Manipuri cuisine defines the entire spectrum of scrumptious delicacies that has kept the people of North east healthy and contented over the years. The preparations are simple yet organic and salubrious.
The dishes typically are spicy with chili pepper taking prominence over traditional Indian garam masalas. Fish, rice and leafy vegetables constitute the staple food of native Manipuri’s. The source of fresh vegetables is the gardens attached to the kitchens where vegetables are raised through conventional methods. Fishes are reared in tiny ponds surrounding the houses.
The flavor of the cuisine can particularly be attributed to their origin. The dependence on home grown or local market vegetables has rendered the cuisine seasonal. Each season sees a new preparation based on the special vegetables grown therein.
Manipur boasts of a number of aromatic herbs and roots that are unique to the state. These add a distinguishing flavor to the cuisines which render them a different taste of the mainstream Indian foods. A few of the typical roots are awa phadigom, toning-khok, maroi napakpi, mayang-ton, and maroi nakuppi.
In addition to this, numerous vegetables that are part of the daily meal can be obtained on or in the vicinity of the Manipur area only and are not grown anywhere else. Such vegetables include yendem which is a form of taro, hawai mana, loklei, komprek, chawai, and an herb root called koukha.
Mushrooms are favorite with the people of Manipur and variants of these edible types occupied an important position in the cuisine. The various forms of mushrooms appealing to the palate of Manipuris are uyen which resembles shitake type, uchi-na which is a black slime covered mushroom, chengum and a lichen type called kanglayen.
The cuisine also features ingredients that are dependent on acquired taste. Prominent among them are fermented soya bean resembling the Japanese Natto called hawaijar, fermented bamboo shoot called soibum and fermented fish or ngari.
The cuisine is adorned with scrumptious dishes that would make you drool.

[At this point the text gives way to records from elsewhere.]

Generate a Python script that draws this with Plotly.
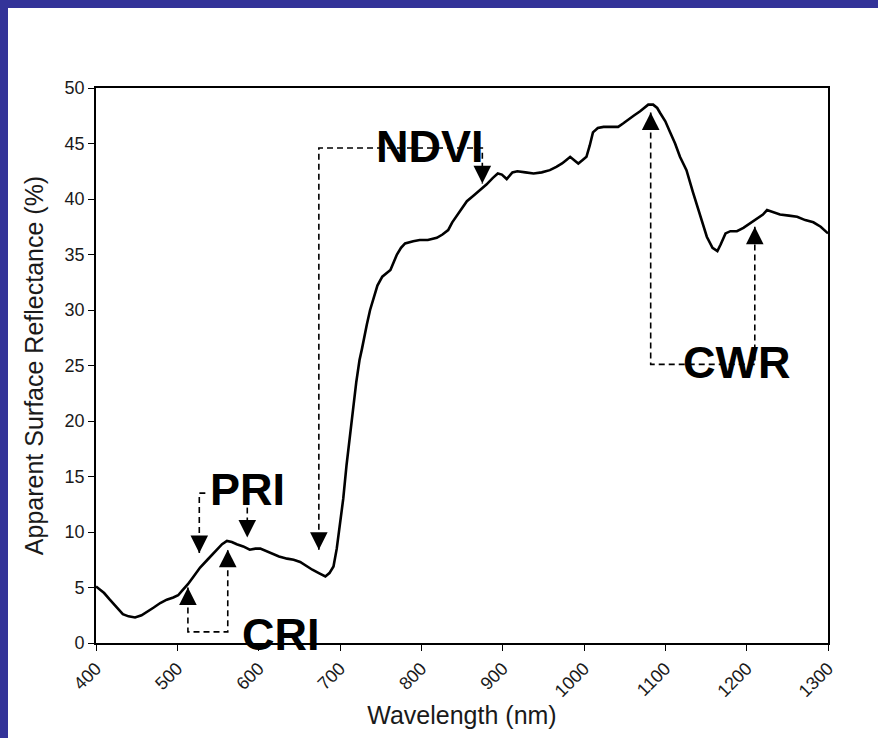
import plotly.graph_objects as go

# ---- spectrum data ----
wavelength = [400,410,417,425,433,440,448,456,463,471,479,487,495,501,507,513,520,528,537,543,
              549,555,561,567,573,581,589,596,602,608,614,625,635,643,651,659,666,674,682,687,
              692,696,700,704,708,712,716,720,724,727,730,733,737,741,746,752,757,762,766,770,
              775,780,790,798,808,819,826,833,838,844,850,856,864,872,880,888,894,899,905,912,
              918,928,938,948,958,966,973,978,983,988,993,998,1003,1007,1011,1017,1024,1033,1042,1048,
              1053,1061,1069,1075,1079,1085,1090,1094,1100,1106,1112,1118,1126,1134,1142,1151,1158,1164,1168,1174,
              1180,1188,1196,1204,1213,1220,1225,1232,1241,1252,1262,1272,1282,1291,1300]
reflectance = [5.1,4.5,3.9,3.2,2.6,2.4,2.3,2.5,2.8,3.2,3.6,3.9,4.1,4.3,4.8,5.3,6.0,6.8,7.5,8.0,
               8.5,8.9,9.2,9.1,8.9,8.7,8.4,8.5,8.5,8.3,8.1,7.8,7.6,7.5,7.3,6.9,6.6,6.3,6.0,6.3,
               6.9,8.5,10.8,13.0,16.0,18.8,21.0,23.5,25.5,26.5,27.8,28.7,30.0,31.0,32.2,33.0,33.3,33.6,34.3,35.0,
               35.6,36.0,36.2,36.3,36.3,36.5,36.8,37.2,37.9,38.5,39.2,39.8,40.3,40.8,41.3,41.9,42.3,42.2,41.8,42.4,
               42.5,42.4,42.3,42.4,42.6,42.9,43.2,43.5,43.8,43.5,43.2,43.5,43.8,44.8,46.0,46.4,46.5,46.5,46.5,46.8,
               47.1,47.5,47.9,48.3,48.5,48.5,48.2,47.7,47.0,46.0,45.0,43.8,42.6,40.6,38.8,36.6,35.6,35.3,35.9,36.9,
               37.1,37.1,37.4,37.8,38.2,38.6,39.0,38.8,38.6,38.5,38.4,38.1,37.9,37.5,36.9]

x_ticks = [400, 500, 600, 700, 800, 900, 1000, 1100, 1200, 1300]
y_ticks = [0, 5, 10, 15, 20, 25, 30, 35, 40, 45, 50]

# ---- index bracket annotations (wavelength, reflectance) ----
ndvi_path_x = [674, 674, 875, 875]
ndvi_path_y = [8.4, 44.6, 44.6, 41.4]
pri_left_x = [527, 527, 536]
pri_left_y = [8.1, 13.5, 13.5]
pri_right_x = [586, 586]
pri_right_y = [12.2, 9.5]
cri_path_x = [513, 513, 562, 562]
cri_path_y = [5.0, 1.0, 1.0, 8.4]
cwr_path_x = [1082, 1082, 1210, 1210]
cwr_path_y = [47.8, 25.1, 25.1, 37.5]

# arrow tips: (x, y, direction)
arrow_x = [674, 875, 527, 586, 513, 562, 1082, 1210]
arrow_y = [8.4, 41.4, 8.1, 9.5, 5.0, 8.4, 47.8, 37.5]
arrow_dir = ["down", "down", "down", "down", "up", "up", "up", "up"]

label_text = ["NDVI", "PRI", "CRI", "CWR"]
label_x = [811, 586, 627, 1187]
label_y = [44.7, 13.8, 0.8, 25.3]

fig = go.Figure()

dash_style = dict(color="black", width=1.6, dash="6px,4px")
for px, py in [(ndvi_path_x, ndvi_path_y), (pri_left_x, pri_left_y), (pri_right_x, pri_right_y),
               (cri_path_x, cri_path_y), (cwr_path_x, cwr_path_y)]:
    fig.add_trace(go.Scatter(x=px, y=py, mode="lines", line=dash_style,
                             hoverinfo="skip", showlegend=False, cliponaxis=False))

fig.add_trace(go.Scatter(x=wavelength, y=reflectance, mode="lines",
                         line=dict(color="black", width=2.6), showlegend=False))

for ax_, ay_, d in zip(arrow_x, arrow_y, arrow_dir):
    fig.add_annotation(x=ax_, y=ay_, ax=0, ay=(-14 if d == "down" else 14),
                       text="", showarrow=True, arrowhead=2, arrowsize=2.2,
                       arrowwidth=1.6, arrowcolor="black", standoff=0)

for t, lx, ly in zip(label_text, label_x, label_y):
    fig.add_annotation(x=lx, y=ly, text="<b>%s</b>" % t, showarrow=False,
                       font=dict(family="Liberation Sans, Arial", size=45, color="black"),
                       xanchor="center", yanchor="middle")

# blue slide border (top and left)
fig.add_shape(type="rect", xref="paper", yref="paper",
              x0=-96/732, x1=-88/732, y0=-95/555, y1=643/555 + 1,
              fillcolor="#333399", line_width=0, layer="below")
fig.add_shape(type="rect", xref="paper", yref="paper",
              x0=-96/732, x1=1 + 50/732, y0=(643 - 8)/555, y1=643/555 + 1,
              fillcolor="#333399", line_width=0, layer="below")

tick_font = dict(family="Liberation Sans, Arial", size=18, color="#1a1a1a")
title_font = dict(family="Liberation Sans, Arial", size=25, color="#1a1a1a")
fig.update_layout(
    width=878, height=738,
    margin=dict(l=96, r=50, t=88, b=95),
    paper_bgcolor="white", plot_bgcolor="white",
    xaxis=dict(range=[400, 1300], tickvals=x_ticks, ticktext=[str(v) for v in x_ticks],
               tickangle=-45, ticks="outside", ticklen=6, tickwidth=1.3, tickcolor="black",
               showline=True, linecolor="black", linewidth=1.8, mirror=True,
               showgrid=False, zeroline=False, tickfont=tick_font,
               title=dict(text="Wavelength (nm)", font=title_font, standoff=6)),
    yaxis=dict(range=[0, 50], tickvals=y_ticks, ticks="outside", ticklen=6, tickwidth=1.3,
               tickcolor="black", showline=True, linecolor="black", linewidth=1.8, mirror=True,
               showgrid=False, zeroline=False, tickfont=tick_font,
               title=dict(text="Apparent Surface Reflectance (%)", font=title_font, standoff=14)),
)

fig.write_html("out.html")
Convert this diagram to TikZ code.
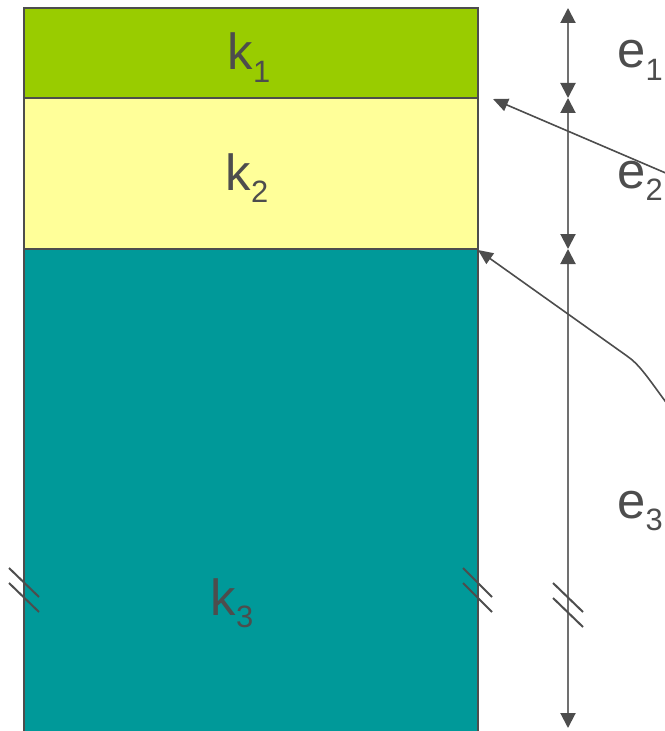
\documentclass[tikz,border=0pt]{standalone}
\usepackage{fontspec}
\setmainfont{Liberation Sans}
\usetikzlibrary{arrows.meta,positioning}

\definecolor{layerone}{HTML}{99CC00}
\definecolor{layertwo}{HTML}{FFFF99}
\definecolor{layerthree}{HTML}{009999}
\definecolor{inkgray}{HTML}{4D4D4D}
\definecolor{dimgray}{HTML}{707070}

% lowered index for layer names
\newcommand\lsub[1]{\raisebox{-0.24em}{\fontsize{31}{31}\selectfont #1}}

\tikzset{
  layer/.style={draw=inkgray, line width=2bp},
  lbl/.style={anchor=base, text=inkgray, font=\fontsize{51}{60}\selectfont, inner sep=0pt},
  dimline/.style={draw=dimgray, line width=2bp, {Triangle[length=15bp,width=15bp,color=inkgray]}-{Triangle[length=15bp,width=15bp,color=inkgray]}},
  leader/.style={draw=inkgray, line width=1.6bp, -{Triangle[length=15bp,width=13bp]}},
  brk/.style={draw=inkgray, line width=2bp}
}

\begin{document}
\begin{tikzpicture}[x=1bp, y=-1bp]
  \useasboundingbox (0,0) rectangle (665,731);

  % Schichten
  \fill[layerone] (24,8) rectangle (478,98);
  \fill[layertwo] (24,98) rectangle (478,249);
  \fill[layerthree] (24,249) rectangle (478,745);
  \draw[layer] (24,745) -- (24,8) -- (478,8) -- (478,745);
  \draw[layer] (24,98) -- (478,98);
  \draw[layer] (24,249) -- (478,249);

  % Ecken fuer die Hinweispfeile
  \coordinate (c12) at (493,99);
  \coordinate (c23) at (478,250);

  % Beschriftung der Schichten
  \node[lbl] (k1) at (249,70) {k\lsub{1}};
  \node[lbl] (k2) at (247,190) {k\lsub{2}};
  \node[lbl] (k3) at (232,615) {k\lsub{3}};

  % Bemassung
  \coordinate (d0) at (568,8);
  \coordinate (d1) at (568,98);
  \coordinate (d2) at (568,249);
  \coordinate (d3) at (568,728);
  \draw[dimline] (d0) -- (d1);
  \draw[dimline] (d1) -- (d2);
  \draw[dimline] (d2) -- (d3);

  \node[lbl] (e1) at (640,68) {e\lsub{1}};
  \node[lbl] (e2) at (640,188) {e\lsub{2}};
  \node[lbl] (e3) at (640,518) {e\lsub{3}};

  % Hinweispfeile
  \coordinate (p1) at (668,174);
  \coordinate (p2) at (668,405);
  \draw[leader] (p1) -- (c12);
  \draw[leader] (p2) .. controls (648,378) and (640,365) .. (627,356) -- (c23);

  % Bruchstriche
  \foreach \dy in {0,15} {
    \draw[brk] (9,568+\dy) -- (39,597+\dy);
    \draw[brk] (463,568+\dy) -- (492,597+\dy);
    \draw[brk] (553,583+\dy) -- (583,612+\dy);
  }
\end{tikzpicture}
\end{document}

Eromba is one such dish that is eaten with great delight. The dish is prepared by boiling together potatoes and vegetables with an excess of umorok meaning red tree chilies. Fermented fish and dry fish are added later on and the entire mixture is mashed together. The dish is ornamented with coriander leaves, toning khok tilhou, maroi napakpi, maroi nakuppi, mayang-ton and awa phadigom among others.
Singju is a salubrious salad made of cabbage, onions, lotus stems, tree beans, coriander leaves,sinju pan,ginger, and heibi mana, each of which is finely chopped. Ngari along with a profusion of seasonal vegetables are added. Optionally one can put in boiled kidney beans. The dish is rendered appetizing by seasoning with salt, red chili, red roasted sesame powder and chick peas powder.
Chamthong, otherwise known as Kangshoi is a stew prepared of seasonal vegetables with a sprinkling of ngari, roughly chopped onions, maroi and salt. The same is seasoned with fried fish pieces and topped with dried fish, ngari and water. The dish is taken with rice and is soupy in nature.
Morok metpa is in the form of rough paste with a mixture of dry red chilies or green chilies and chopped onions with coriander leaves. The chilies can be crushed or boiled with ngari. The same is later mashed with ngari and salt and topped with fried fish pieces.
Other delectable Manipuri dishes include Kanghou wherein different vegetables are dry fried in oil with conventional spices, paknam which is a mixture of ngari cake and gram flour, chagem pomba, alu kangmet which involves mashing of boiled potato with fried red chilies and topped with mustard oil.